- Problem:
Take the listing from its first line through the line that contains "Chart.register(...registerables);" and please retype those lines exactly, leaving out the pictures.
****************************************
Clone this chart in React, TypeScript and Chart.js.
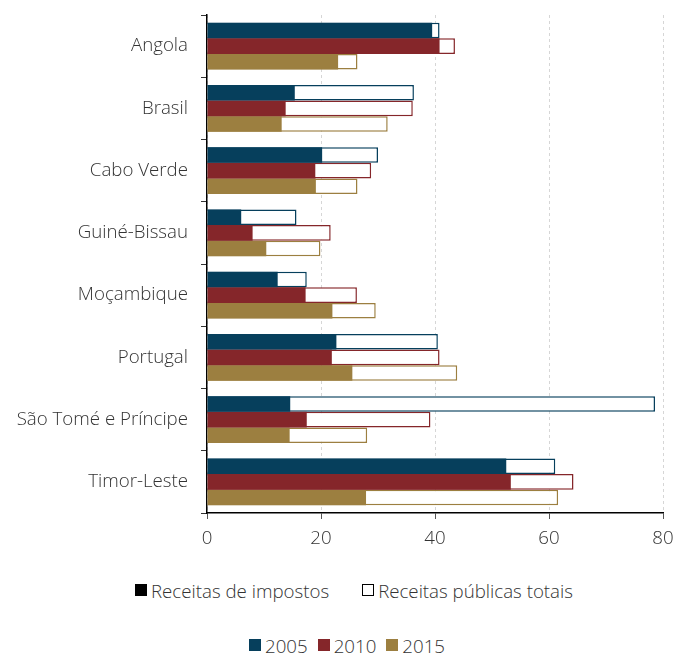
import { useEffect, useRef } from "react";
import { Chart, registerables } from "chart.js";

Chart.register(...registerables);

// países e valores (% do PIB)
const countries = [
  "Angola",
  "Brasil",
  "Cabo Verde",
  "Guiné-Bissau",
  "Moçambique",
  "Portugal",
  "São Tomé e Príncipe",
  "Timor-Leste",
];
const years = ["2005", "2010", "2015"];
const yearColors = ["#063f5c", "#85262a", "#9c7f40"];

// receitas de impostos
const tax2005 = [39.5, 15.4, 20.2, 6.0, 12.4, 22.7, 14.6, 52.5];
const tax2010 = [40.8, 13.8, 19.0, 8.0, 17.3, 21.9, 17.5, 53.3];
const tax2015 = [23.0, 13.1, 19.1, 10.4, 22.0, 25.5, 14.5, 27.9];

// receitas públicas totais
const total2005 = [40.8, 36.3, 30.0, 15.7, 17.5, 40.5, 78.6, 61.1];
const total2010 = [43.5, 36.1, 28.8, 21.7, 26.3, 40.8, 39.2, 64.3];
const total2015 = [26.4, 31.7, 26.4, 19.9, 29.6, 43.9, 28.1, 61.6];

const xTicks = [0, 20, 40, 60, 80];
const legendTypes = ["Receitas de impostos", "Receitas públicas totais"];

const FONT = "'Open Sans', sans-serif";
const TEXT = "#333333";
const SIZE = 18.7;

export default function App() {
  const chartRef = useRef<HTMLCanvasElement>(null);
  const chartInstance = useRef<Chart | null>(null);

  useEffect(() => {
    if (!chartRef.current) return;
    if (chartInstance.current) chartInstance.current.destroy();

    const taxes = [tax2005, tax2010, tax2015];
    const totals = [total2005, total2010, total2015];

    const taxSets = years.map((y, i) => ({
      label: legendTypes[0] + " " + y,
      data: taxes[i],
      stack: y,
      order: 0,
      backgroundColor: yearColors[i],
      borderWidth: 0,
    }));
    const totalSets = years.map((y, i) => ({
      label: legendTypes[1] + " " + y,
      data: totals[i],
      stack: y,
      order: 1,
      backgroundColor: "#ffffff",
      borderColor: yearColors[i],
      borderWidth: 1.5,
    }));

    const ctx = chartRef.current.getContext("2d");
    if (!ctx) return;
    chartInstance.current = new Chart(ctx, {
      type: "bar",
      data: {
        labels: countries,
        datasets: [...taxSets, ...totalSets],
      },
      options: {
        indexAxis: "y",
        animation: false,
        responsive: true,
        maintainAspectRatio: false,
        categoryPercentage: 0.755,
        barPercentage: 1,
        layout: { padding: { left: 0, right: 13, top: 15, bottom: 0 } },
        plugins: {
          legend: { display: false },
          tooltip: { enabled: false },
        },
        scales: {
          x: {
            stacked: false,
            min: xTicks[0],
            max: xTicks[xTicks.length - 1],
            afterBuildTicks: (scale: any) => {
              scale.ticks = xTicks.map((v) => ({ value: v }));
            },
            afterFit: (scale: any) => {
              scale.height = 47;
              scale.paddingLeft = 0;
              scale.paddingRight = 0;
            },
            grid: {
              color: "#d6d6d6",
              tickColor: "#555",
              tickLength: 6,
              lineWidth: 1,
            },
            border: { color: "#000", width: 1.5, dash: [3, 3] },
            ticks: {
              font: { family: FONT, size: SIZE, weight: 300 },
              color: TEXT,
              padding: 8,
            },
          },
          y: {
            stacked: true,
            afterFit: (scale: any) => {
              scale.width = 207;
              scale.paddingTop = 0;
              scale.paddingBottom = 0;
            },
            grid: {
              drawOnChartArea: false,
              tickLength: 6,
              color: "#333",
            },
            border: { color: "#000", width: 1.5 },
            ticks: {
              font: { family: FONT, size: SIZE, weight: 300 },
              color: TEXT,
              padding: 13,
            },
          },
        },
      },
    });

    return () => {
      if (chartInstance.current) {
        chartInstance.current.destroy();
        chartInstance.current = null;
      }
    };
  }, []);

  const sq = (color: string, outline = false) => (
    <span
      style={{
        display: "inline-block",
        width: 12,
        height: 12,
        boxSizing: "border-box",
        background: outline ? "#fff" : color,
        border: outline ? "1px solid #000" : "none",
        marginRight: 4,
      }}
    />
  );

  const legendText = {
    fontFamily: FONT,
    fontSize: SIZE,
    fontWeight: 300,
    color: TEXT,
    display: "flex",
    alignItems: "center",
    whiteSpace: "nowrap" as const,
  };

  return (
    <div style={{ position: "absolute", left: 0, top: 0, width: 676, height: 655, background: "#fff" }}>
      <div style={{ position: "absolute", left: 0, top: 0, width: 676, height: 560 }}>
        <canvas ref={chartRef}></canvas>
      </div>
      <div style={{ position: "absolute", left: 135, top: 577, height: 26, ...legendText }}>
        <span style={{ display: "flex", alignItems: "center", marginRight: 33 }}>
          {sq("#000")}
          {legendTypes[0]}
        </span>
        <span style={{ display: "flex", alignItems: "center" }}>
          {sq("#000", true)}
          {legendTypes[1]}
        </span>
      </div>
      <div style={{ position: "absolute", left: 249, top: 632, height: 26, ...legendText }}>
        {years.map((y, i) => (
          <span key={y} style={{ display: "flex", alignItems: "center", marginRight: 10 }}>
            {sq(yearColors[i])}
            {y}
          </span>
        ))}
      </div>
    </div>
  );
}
****************************************
- Written response:
Clone this chart in React, TypeScript and Chart.js.
import { useEffect, useRef } from "react";
import { Chart, registerables } from "chart.js";

Chart.register(...registerables);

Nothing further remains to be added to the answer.